Chapter 18: Visual analysis and the aesthetics of security

  1. How have aesthetic approaches broadened the field of study in IR?
  2. Using examples, explore the implications of aesthetic interventions in world politics.
  3. Are there particular problems or issues in exploring interpretive approaches to particular sources when those sources are visual images rather than written texts? What are they and how might they be overcome?
  4. How can visual images reflect ideas about security and insecurity? How might they reflect changing values as well as changing political contexts?
  5. Using the Images function on any search engine you use, find several images relating to a single conflict or problem in global politics; reflect on how they can be interpreted and how your own position as well as their specific context shapes the interpretation of them. How do they illuminate understanding of that conflict/problem? What are the limitations on what can be said about that conflict/problem using an interpretive approach?

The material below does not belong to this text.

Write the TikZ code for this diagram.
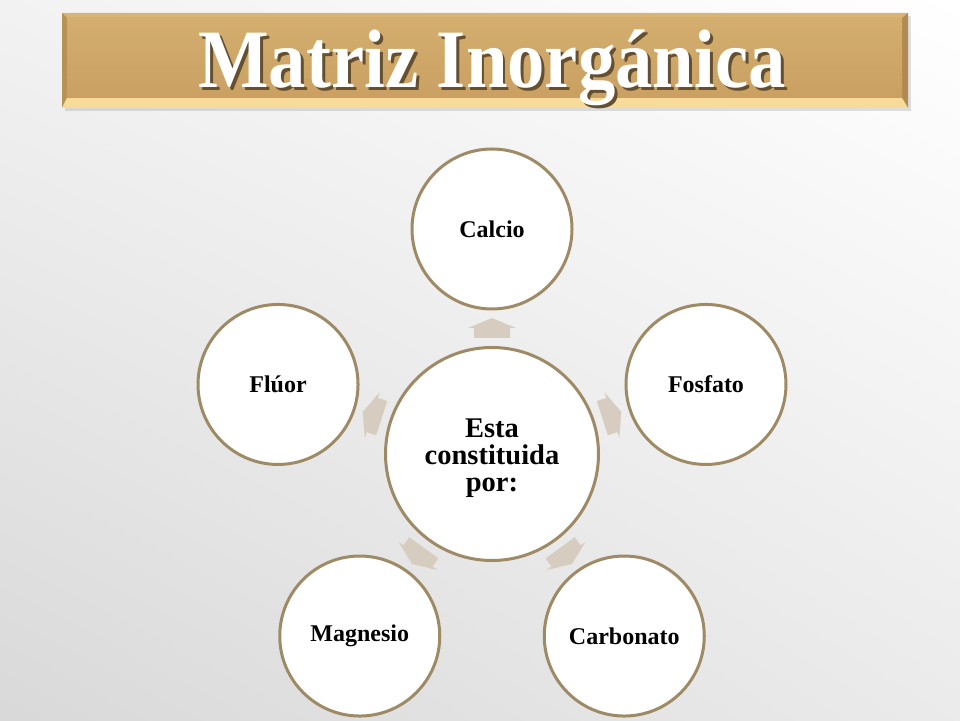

Chapter 19: Conclusion: The process, practice and ethics of research

  1. What does it mean to suggest that research is always from somewhere, by someone, and for some purpose?
  2. Why might academic, social or political contexts be important for research and researchers?
  3. What do you think is the role of a researcher?
  4. What ethical issues arise in the conduct of research, and how might these be mitigated?
  5. What ethical issues arise in the presentation of research, and how might these be mitigated?